Por sua vez, José Maria Dumbo, presidente da cooperativa dos agricultores do Huambo, propõe um “rigoroso controlo” para se identificar quem na verdade é agricultor ou pescador. Sugere, por isso, que ambos os ministérios credenciem quem tem máquinas que justifiquem a subvenção ao combustível “para que não apareçam oportunistas”. Para este líder associativo, “sem combustíveis, não há agricultura mecanizada e, sem essa, os resultados serão apenas virados ao consumo e não para a comercialização”.

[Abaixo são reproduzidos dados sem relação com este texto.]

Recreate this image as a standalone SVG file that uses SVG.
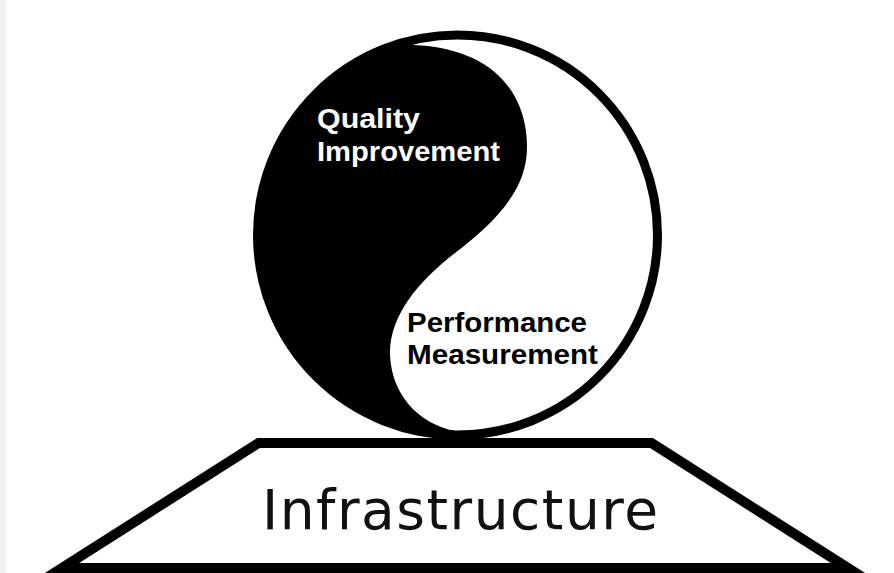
<svg xmlns="http://www.w3.org/2000/svg" width="894" height="573" viewBox="0 0 894 573">
  <style>
    .bold { font-family: "Liberation Sans", Arial, sans-serif; font-weight: bold; font-size: 27px; }
    .light { fill: #ffffff; }
    .dark { fill: #000000; }
    .base { font-family: "DejaVu Sans", Verdana, sans-serif; font-size: 55px; fill: #111111; }
  </style>
  <rect x="0" y="0" width="894" height="573" fill="#ffffff"/>
  <rect x="0" y="0" width="6" height="573" fill="#f1f1f1"/>

  <g id="yin-yang">
    <circle cx="457.5" cy="235" r="200" fill="#ffffff"/>
    <path d="M 412 40.3 A 200 200 0 0 0 462 434.9 L 462 432 C 425 428 392 400 390 355 C 389 315 420 280 455 253 C 495 222 528 190 527 145 C 526 90 490 48 413 45 Z" fill="#000000"/>
    <circle cx="457.5" cy="235" r="200" fill="none" stroke="#000000" stroke-width="9"/>
  </g>

  <g id="quality-improvement">
    <text class="bold light" x="317" y="128" textLength="103" lengthAdjust="spacingAndGlyphs">Quality</text>
    <text class="bold light" x="317" y="161" textLength="183" lengthAdjust="spacingAndGlyphs">Improvement</text>
  </g>

  <g id="performance-measurement">
    <text class="bold dark" x="407" y="332" textLength="180" lengthAdjust="spacingAndGlyphs">Performance</text>
    <text class="bold dark" x="407" y="364" textLength="191" lengthAdjust="spacingAndGlyphs">Measurement</text>
  </g>

  <g id="infrastructure">
    <polygon points="258.5,443 651.5,443 848,568 62,568" fill="#ffffff" stroke="#000000" stroke-width="10" stroke-linejoin="miter"/>
    <text class="base" x="262" y="529" textLength="396" lengthAdjust="spacing">Infrastructure</text>
  </g>
</svg>
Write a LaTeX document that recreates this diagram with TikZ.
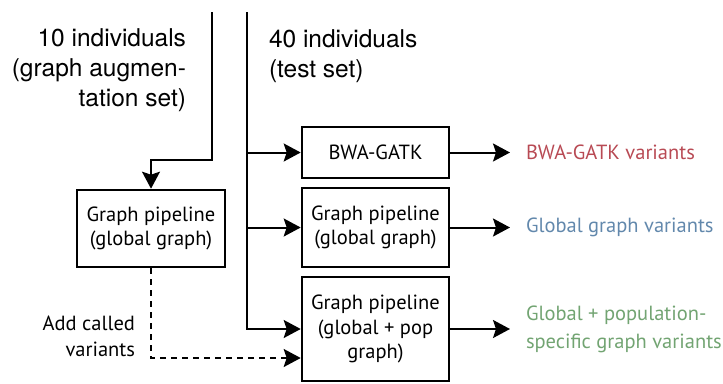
\documentclass[tikz,border=0pt]{standalone}
\usepackage{fontspec}
\setmainfont{PT Sans}
\newfontfamily\helv{TeX Gyre Heros}
\usetikzlibrary{positioning,arrows.meta}
\definecolor{bwared}{RGB}{184,74,84}
\definecolor{globblue}{RGB}{98,136,172}
\definecolor{popgreen}{RGB}{114,164,114}

\begin{document}
\begin{tikzpicture}[x=1pt, y=-1pt, line width=2pt,
		>={Stealth[length=17pt, width=18pt, inset=3pt]},
		box/.style={draw, line width=2.6pt, minimum width=147pt, align=center, inner sep=0pt,
			font=\fontsize{20.5}{24.5}\selectfont},
		setlabel/.style={inner sep=0pt, font=\helv\fontsize{24.5}{30}\selectfont},
		varlabel/.style={anchor=west, inner sep=0pt, outer xsep=16pt, align=left,
			font=\fontsize{20.5}{28}\selectfont}]
	\useasboundingbox (0,0) rectangle (723,383);
	% the two sample sets coming in from above
	\coordinate (augtop) at (212,12);
	\coordinate (testtop) at (247,12);
	\node[setlabel, anchor=east, align=right] (auglabel) at (187,70) {10 individuals\\(graph augmen-\\tation set)};
	\node[setlabel, anchor=west, align=left] (testlabel) at (268,56) {40 individuals\\(test set)};
	% pipelines
	\node[box, minimum height=51pt] (bwa) at (375.5,152.5) {BWA-GATK};
	\node[box, minimum height=79pt] (gpglobal) at (375.5,227.5) {Graph pipeline\\(global graph)};
	\node[box, minimum height=104pt] (gppop) at (375.5,329) {Graph pipeline\\(global + pop\\graph)};
	\node[box, minimum height=77pt, minimum width=148pt] (gpaug) at (151,228.5) {Graph pipeline\\(global graph)};
	% outputs
	\node[varlabel, text=bwared] (bwaout) at (510,152.5) {BWA-GATK variants};
	\node[varlabel, text=globblue] (globout) at (510,227.5) {Global graph variants};
	\node[varlabel, text=popgreen] (popout) at (510,329) {Global + population-\\specific graph variants};
	\node[inner sep=0pt, anchor=east, align=right, font=\fontsize{20.5}{26}\selectfont] (addlabel) at (136,336) {Add called\\variants};
	% connectors
	\draw[->] (augtop) -- ++(0,148) -| (gpaug.north);
	\draw[->] (testtop) |- (gppop.west);
	\draw[->] (testtop |- bwa.west) -- (bwa.west);
	\draw[->] (testtop |- gpglobal.west) -- (gpglobal.west);
	\draw[->, dash pattern=on 6pt off 5pt] (gpaug.south) |- ([yshift=-29pt]gppop.west);
	\draw[->] (bwa) -- (bwaout);
	\draw[->] (gpglobal) -- (globout);
	\draw[->] (gppop) -- (popout);
\end{tikzpicture}
\end{document}
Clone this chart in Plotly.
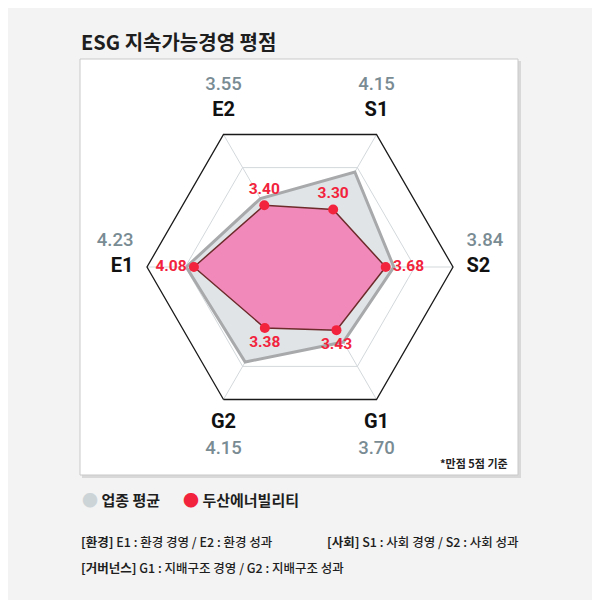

O empresário José Macedo, administrador da Agrolider, defende mais medidas para que reflictam as necessidades do sector, mas alerta ser preciso “sair do papel e passar a acções concretas”.

O gestor do ramo agro-industrial gostava que a agricultura fosse olhada “com mais importância”, lembrando que, em Angola, ainda há muita agricultura de subsistência. Daí que proponha que se aposte na agricultura empresarial. “A agricultura deve ser vista com outros olhos, talvez com um orçamento mais gordo, contrariamente aos anos anteriores”, defende.

Os operadores lembram ainda que algumas das medidas propostas no plano “são velhas”. O plano preconiza, entre outras medidas, implementar um sistema de crédito fiscal pós-produção, um modelo de subsídio ao combustível orientado para a agricultura, pesca e alguma indústria transformadora, o aumento da produção e o reforço da capacidade institucional e técnica dos órgãos de fomento agrícola. Além disso, prevê a revisão de todo o sistema de gestão de infra-estruturas de irrigação, de forma a optimizar o seu rendimento.

Acelerar a produção de sementes e actualizar o estudo sobre o seguro agrícola e estimular as seguradoras a terem em carteira uma percentagem mínima alocada a este seguro também constam do plano.

Outras medidas passam pela dinamização da produção do algodão, cana-de-açúcar, girassol, café, palmar e cacau, promovendo a sua articulação com a indústria, pela revisão do sistema de gestão e pelo redimensionamento das fazendas de média e grande escalas e a melhoria dos acordos de partilha da produção das pescas, privilegiando os interesses nacionais.

O Plano Intercalar foi apresentado em Outubro com a previsão de concluir a implementação destas medidas até Março.